Title: The Paper Lovers
Author: Gerard Woodward
As most of you might know already, any story that has anything to do with love (in any form it takes) automatically has my attention, and so a title like The Paper Lovers had me putty in its hands before I even knew what the story would be about. And so, this became yet another one of those books I found myself reading cover to cover, not because I was gripped by the story, but because I could never quite tell how it would unfold.
I will, with full honesty here, admit that my first reaction of the book (once I’d reached the end) was that it was dead weird. It was nothing I’d expected and yet, there was so much story that was told in its few-hundred pages. I was captivated by Woodward’s writing style because it so often mirrored my own, but by ways of story, I struggled to understand why it was done the way it was and why it was deserving of print.
But, having slept on it and had time to really think about the novel, I think I understand now.
There is little I can say without giving away spoilers, but I will try anyway.
The blurb quite quickly sets the scene for us readers, informing us that protagonist, Arnold Proctor – very much a married man without God, is to embark on an adulterous affair with his wife’s friend Vera, who is most definitely a religious woman. With this framework set, you settle into this book quite quickly, waiting for the affair to unfold and hope that you’ll see the clues before even the characters do, but the truth is, this affair is a slow burner. It presents itself as an obsession which seems to grow by the day and everything we felt like we knew about marital infidelity seems to be thrown out of the window.
This is not a book where the marriages break or the characters fall out of love, this is a book that walks the very fine line between a mid-life crisis and a crisis of faith. This is a book that can be entirely summarised by this single line:
Though this is in description of the southern English city with no name in which the story is set, it is profound and symbolic in an inexplicable way until you dig deeper.
The Paper Lovers is an ordinary book about ordinary people who live very ordinary lives, but a mid-life crisis (though I’m hesitant to use this term in such a blasé manner – I like to think of it more as an unchallenged boredom from the banal rites of everyday life) tears through them like a riptide. Like this fine gothic cathedral situated in the centre of their God-less lives, Vera, though seemingly normal and unremarkable, stands erect in Arnold’s marriage as a beacon of what a life with God could be like.
Vera challenges everything Arnold has ever stood for, and with the appearance of what seems like another unimportant character, Martin Guerre, we are able to understand the depths to which Woodward uses symbolism to portray his themes rather than outright telling us what he wants to say. This character, with his unstable identity and his vulnerabilities stripped bare for us all to see, seems to be the undercurrent that changes everything by simply existing.

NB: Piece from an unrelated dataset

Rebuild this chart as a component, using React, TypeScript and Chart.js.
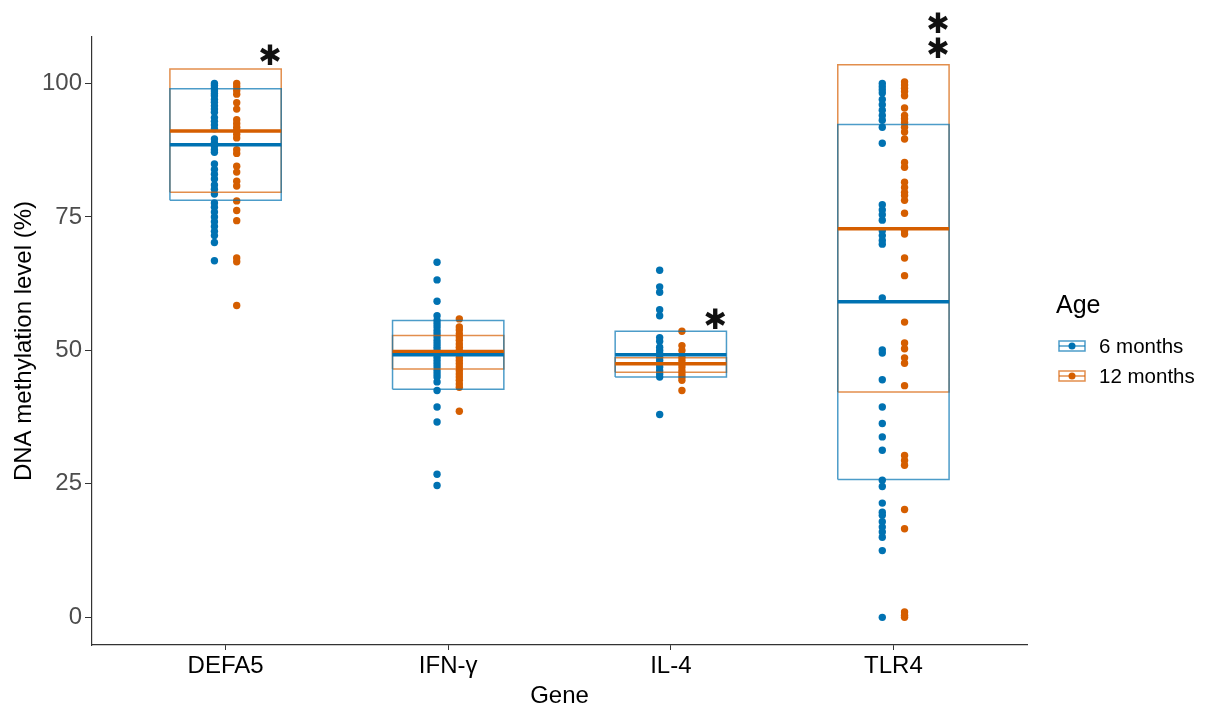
import React, { useEffect, useRef } from 'react';
import { Chart, registerables } from 'chart.js';

Chart.register(...registerables);

const FONT = '"Liberation Sans", Arial, sans-serif';
const STAR_FONT = '"DejaVu Sans", sans-serif';

// ---- data ----
const categories = ['DEFA5', 'IFN-γ', 'IL-4', 'TLR4'];
const yTicks = [0, 25, 50, 75, 100];
const seriesNames = ['6 months', '12 months'];
const seriesColors = ['#0072B2', '#D55E00'];
const seriesBoxColors = ['rgba(0,114,178,0.7)', 'rgba(213,94,0,0.7)'];

const sixMonthPoints = [
  [100.0, 99.6, 99.1, 98.6, 98.1, 97.7, 97.0, 96.5, 95.8, 95.2, 94.6, 93.6, 92.9, 92.2, 91.5,
    89.6, 88.9, 88.3, 87.6, 87.1, 84.9, 83.9, 83.0, 82.1, 81.0, 80.2, 79.3,
    77.6, 76.8, 75.9, 75.0, 74.1, 73.2, 72.3, 71.5, 70.2, 66.8],
  [66.5, 63.2, 59.2, 56.5, 55.6, 55.0, 54.4, 53.7, 53.1, 52.5, 51.8, 51.2, 50.6, 50.0, 49.4,
    48.7, 48.1, 47.5, 46.9, 46.2, 45.6, 45.0, 44.1, 42.5, 39.4, 36.6, 26.8, 24.7],
  [65.0, 61.9, 60.9, 57.6, 56.5, 52.4, 51.7, 50.6, 50.0, 49.4, 48.7, 48.1, 47.5, 46.9, 46.2,
    45.6, 45.0, 38.0],
  [100.0, 99.4, 98.8, 98.2, 97.0, 96.0, 95.0, 94.0, 93.1, 91.8, 88.8, 77.3, 76.3, 75.4, 74.4,
    72.4, 71.5, 70.6, 69.9, 59.8, 50.1, 49.5, 44.5, 39.4, 36.3, 33.8, 31.3, 25.7, 24.5, 21.4,
    19.7, 19.1, 17.9, 16.9, 16.0, 15.0, 12.5, 0.0],
];

const twelveMonthPoints = [
  [100.0, 99.4, 98.7, 98.0, 96.4, 95.2, 93.2, 92.5, 91.8, 91.2, 90.5, 89.8, 87.6, 86.9, 84.5,
    83.4, 81.7, 80.8, 78.0, 76.2, 74.3, 67.3, 66.6, 58.4],
  [55.9, 54.4, 53.8, 53.1, 52.5, 51.9, 51.2, 50.6, 50.0, 49.4, 48.7, 48.1, 47.5, 46.9, 46.2,
    45.6, 45.0, 44.4, 43.7, 43.1, 38.6],
  [53.6, 50.9, 50.0, 48.7, 48.1, 47.5, 46.9, 46.2, 45.6, 45.0, 44.4, 42.5],
  [100.3, 99.7, 99.1, 98.5, 97.7, 95.4, 94.0, 93.4, 92.7, 91.8, 90.9, 89.6, 85.2, 84.3, 81.5,
    80.5, 79.6, 79.0, 78.1, 75.7, 72.4, 71.8, 67.3, 64.0, 55.3, 51.4, 50.3, 48.6, 47.6, 43.4,
    30.3, 29.4, 28.5, 20.2, 16.6, 1.0, 0.4, 0.0],
];

const sixMonthMean = [88.5, 49.2, 49.2, 59.1];
const sixMonthLow = [78.1, 42.7, 45.0, 25.8];
const sixMonthHigh = [99.0, 55.6, 53.6, 92.3];

const twelveMonthMean = [91.1, 49.8, 47.5, 72.8];
const twelveMonthLow = [79.6, 46.5, 45.9, 42.2];
const twelveMonthHigh = [102.7, 52.8, 48.6, 103.5];

const starCategory = [1, 3, 4, 4];
const starValue = [105.5, 55.9, 106.7, 111.4];
const starText = '✱';

// ---- layout / style constants ----
const DODGE = 0.05;
const BOX_HALF = 0.25;
const STAR_OFFSET = 0.2;
const Y_MIN = -5.18;
const Y_MAX = 108.7;

function pointsData(values: number[][], shift: number) {
  const out: { x: number; y: number }[] = [];
  values.forEach((arr, i) => arr.forEach((v) => out.push({ x: i + 1 + shift, y: v })));
  return out;
}

function boxData(low: number[], high: number[]) {
  const out: { x: number; y: number | null }[] = [];
  low.forEach((lo, i) => {
    const c = i + 1;
    const hi = high[i];
    out.push({ x: c - BOX_HALF, y: lo }, { x: c + BOX_HALF, y: lo }, { x: c + BOX_HALF, y: hi },
      { x: c - BOX_HALF, y: hi }, { x: c - BOX_HALF, y: lo }, { x: c, y: null });
  });
  return out;
}

function meanData(mean: number[]) {
  const out: { x: number; y: number | null }[] = [];
  mean.forEach((m, i) => {
    const c = i + 1;
    out.push({ x: c - BOX_HALF, y: m }, { x: c + BOX_HALF, y: m }, { x: c, y: null });
  });
  return out;
}

const overlayPlugin = {
  id: 'overlay',
  afterDraw(chart: any) {
    const { ctx, chartArea, scales } = chart;
    const xs = scales.x;
    const ys = scales.y;
    ctx.save();
    // significance stars
    ctx.fillStyle = '#111';
    ctx.font = `28px ${STAR_FONT}`;
    ctx.textAlign = 'center';
    ctx.textBaseline = 'alphabetic';
    const m = ctx.measureText(starText);
    const centerShift = (m.actualBoundingBoxAscent - m.actualBoundingBoxDescent) / 2;
    starCategory.forEach((c, i) => {
      const px = xs.getPixelForValue(c + STAR_OFFSET);
      const py = ys.getPixelForValue(starValue[i]);
      ctx.fillText(starText, px, py + centerShift);
    });
    // legend
    const lx = chartArea.right + 29;
    ctx.textAlign = 'left';
    ctx.fillStyle = '#000';
    ctx.font = `25px ${FONT}`;
    ctx.fillText('Age', lx, 313);
    seriesNames.forEach((name, i) => {
      const cy = 346 + i * 30;
      const kx = lx + 3;
      const kw = 26;
      ctx.strokeStyle = seriesBoxColors[i];
      ctx.lineWidth = 1.5;
      ctx.strokeRect(kx, cy - 5, kw, 10);
      ctx.beginPath();
      ctx.moveTo(kx, cy);
      ctx.lineTo(kx + kw, cy);
      ctx.stroke();
      ctx.fillStyle = seriesColors[i];
      ctx.beginPath();
      ctx.arc(kx + kw / 2, cy, 3.5, 0, Math.PI * 2);
      ctx.fill();
      ctx.fillStyle = '#000';
      ctx.font = `20.5px ${FONT}`;
      ctx.textBaseline = 'middle';
      ctx.fillText(name, lx + 43, cy + 1);
      ctx.textBaseline = 'alphabetic';
    });
    ctx.restore();
  },
};

export default function App() {
  const ref = useRef<HTMLCanvasElement>(null);
  useEffect(() => {
    if (!ref.current) return;
    const pointSets = [sixMonthPoints, twelveMonthPoints];
    const lows = [sixMonthLow, twelveMonthLow];
    const highs = [sixMonthHigh, twelveMonthHigh];
    const means = [sixMonthMean, twelveMonthMean];
    const datasets: any[] = [];
    seriesNames.forEach((name, s) => {
      datasets.push({
        label: name + ' mean',
        data: meanData(means[s]),
        showLine: true,
        borderColor: seriesColors[s],
        borderWidth: 3.5,
        pointRadius: 0,
        spanGaps: false,
        order: 0,
      });
      datasets.push({
        label: name + ' box',
        data: boxData(lows[s], highs[s]),
        showLine: true,
        borderColor: seriesBoxColors[s],
        borderWidth: 1.5,
        borderJoinStyle: 'miter',
        pointRadius: 0,
        spanGaps: false,
        order: 1,
      });
      datasets.push({
        label: name,
        data: pointsData(pointSets[s], s === 0 ? -DODGE : DODGE),
        showLine: false,
        pointRadius: 3.7,
        pointBackgroundColor: seriesColors[s],
        pointBorderWidth: 0,
        order: 2,
      });
    });

    const chart = new Chart(ref.current, {
      type: 'scatter',
      data: { datasets },
      options: {
        animation: false,
        responsive: false,
        layout: { padding: { top: 37, right: 182, left: 0, bottom: 0 } },
        plugins: { legend: { display: false }, tooltip: { enabled: false } },
        scales: {
          x: {
            type: 'linear',
            min: 0.4,
            max: 4.6,
            afterBuildTicks: (s: any) => {
              s.ticks = categories.map((_, i) => ({ value: i + 1 }));
            },
            afterFit: (s: any) => {
              s.height = 63;
            },
            ticks: {
              callback: (v: any) => categories[Math.round(Number(v)) - 1] ?? '',
              color: '#000',
              font: { family: FONT, size: 24 },
              padding: 2,
              autoSkip: false,
              maxRotation: 0,
            },
            grid: { display: true, drawOnChartArea: false, drawTicks: true, tickLength: 5, color: '#333' },
            border: { display: true, color: '#333', width: 1.2 },
            title: {
              display: true,
              text: 'Gene',
              color: '#000',
              font: { family: FONT, size: 24, lineHeight: 1 },
              padding: { top: 0, bottom: 0 },
            },
          },
          y: {
            type: 'linear',
            min: Y_MIN,
            max: Y_MAX,
            afterBuildTicks: (s: any) => {
              s.ticks = yTicks.map((v) => ({ value: v }));
            },
            afterFit: (s: any) => {
              s.width = 92;
            },
            ticks: {
              color: '#4d4d4d',
              font: { family: FONT, size: 24 },
              padding: 3,
            },
            grid: { display: true, drawOnChartArea: false, drawTicks: true, tickLength: 7, color: '#333' },
            border: { display: true, color: '#333', width: 1.2 },
            title: {
              display: true,
              text: 'DNA methylation level (%)',
              color: '#000',
              font: { family: FONT, size: 24, lineHeight: 1 },
              padding: { top: 12, bottom: 0 },
            },
          },
        },
      },
      plugins: [overlayPlugin],
    } as any);
    return () => chart.destroy();
  }, []);

  return (
    <div style={{ position: 'fixed', left: 0, top: 0, width: 1209, height: 708, background: '#fff' }}>
      <canvas ref={ref} width={1209} height={708} style={{ display: 'block' }} />
    </div>
  );
}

For those looking for an easy breezy read, I wouldn’t recommend this. But for those who (like myself) love for their reads to be riddled with metaphors, you will be hooked by The Paper Lovers. It will touch a nerve from time to time, and frustrate the living daylights out of you, but it is an honest reflection of the way life can unfold. Admittedly, there are a few steamy moments in the book which are most definitely written by a man and do little justice to the female presence, but this isn’t enough to completely put you off the book.
If you do read this, take your time with it and let the novel sink in before you react to it.